Thursday, March 25, 2010

Eating Animals by Jonathan Safran Foer pt. 1

I'm

I'm half way through this book and already I need to talk about it, write about it, get the images in my mind onto the screen and out of my head. I've never had a book that I hated reading so much, or that I felt was so important to read. It's like reading The Jungle by Upton Sinclair, but it's real and it's everywhere. I read The Jungle in high school AP class, and I can still remember the descriptions of the drain in the floor where everything from the animal leaked and ran out. It's a classic if anyone is interested in the meat packing industry of the 1930's.


I started reading Eating Animals while in bed one night (because I'm the mom of an infant and when the heck else would I have time to read). Anyway, I'm in bed and literally gagging through the first chapter when my husband had to tell me to stop gagging or stop reading. Fair enough. Here I am now half way through and I have hardened myself to it. I'm on the verge of tears and nausea with every page, but I push through. Reading this book you get a sense that what is being said is so important that you have to just plow through and get there... and it's not for a happy ending. The only happy ending for me is when I get up, open my refrigerator, and there aren't animals there. I find myself dreading my next trip to the grocery store because I'm afraid all I will see is "fecal soup" and beakless birds.

I had a similar experience, though not as gruesome, when I taught middle school in the central valley. Many of my students had parents working in the agricultural fields all through the valley. The parents would come to conferences and open house directly from the fields, still in their pesticide-soaked work clothes and hold their babies to their chests, hug their children, and cough. One student had an unexplained seizure in my class. She just fell out of her chair and started convulsing. I don't know the source of that seizure, but the doctors also couldn't figure it out. The worst thing was the coughing though. There always seemed to be coughing. Usually, the kids who lived in the workers' housing right next to the fields coughed the most. I had one student who had a persistent cough that shook my heart each time I heard it. It was the cough of an old man, and it just wouldn't go away. For months he coughed. I asked him what his parents did, and he said they worked in the fields. They both drove the sprayers. I thought of the stories we read about Caesar Chavez. I hear that cough when I see that conventional produce is cheaper and more readily available. I hear that cough and see the face of one of my 8th graders who had been held back a year, so he was 15 in 8th grade. He was so excited to go to work with his dad on the weekends. In 8th grade he began working in those fields. He said he liked working on the organic farms best, and brought me a bag of organic onions one Monday.

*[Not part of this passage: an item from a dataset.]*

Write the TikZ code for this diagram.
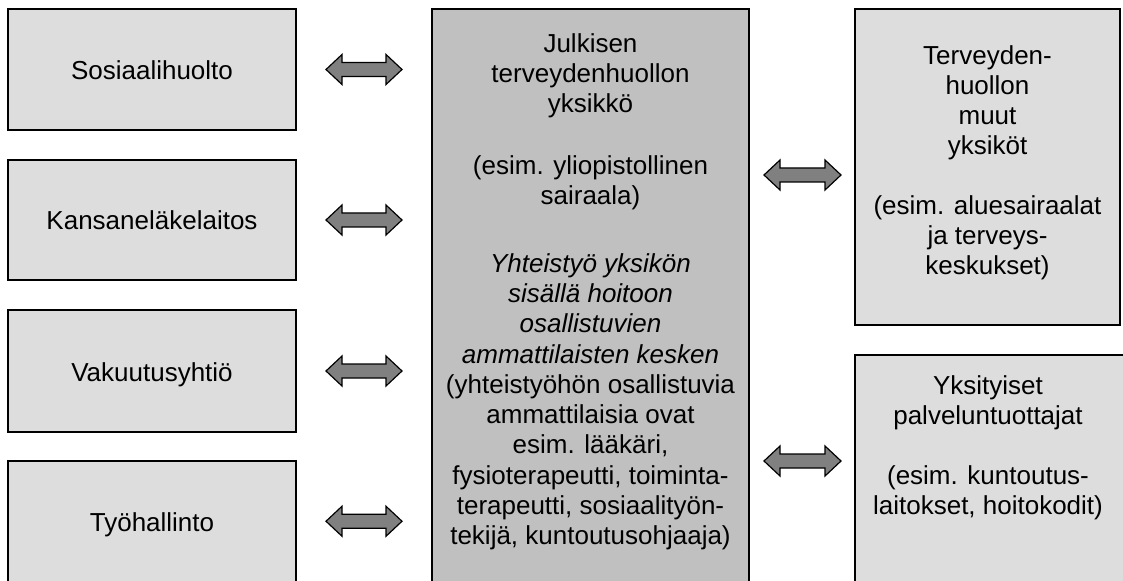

It's hard sometimes to put a face to the food on our plates. Things are so different from the idea of a farm like I grew up on, or like you see in the movies. Reading this book has taken me back to that place, made me long for the snow outside to melt so I can plant my garden, made me grateful for the CSA farm I am able to get fresh produce from each week, and made me sick. I have never felt a desire to push vegetarianism on others until I started reading this book. It's our country, our children, our future. I still don't want to push people or make anyone suffer, but I do want people to think about what they feed their families.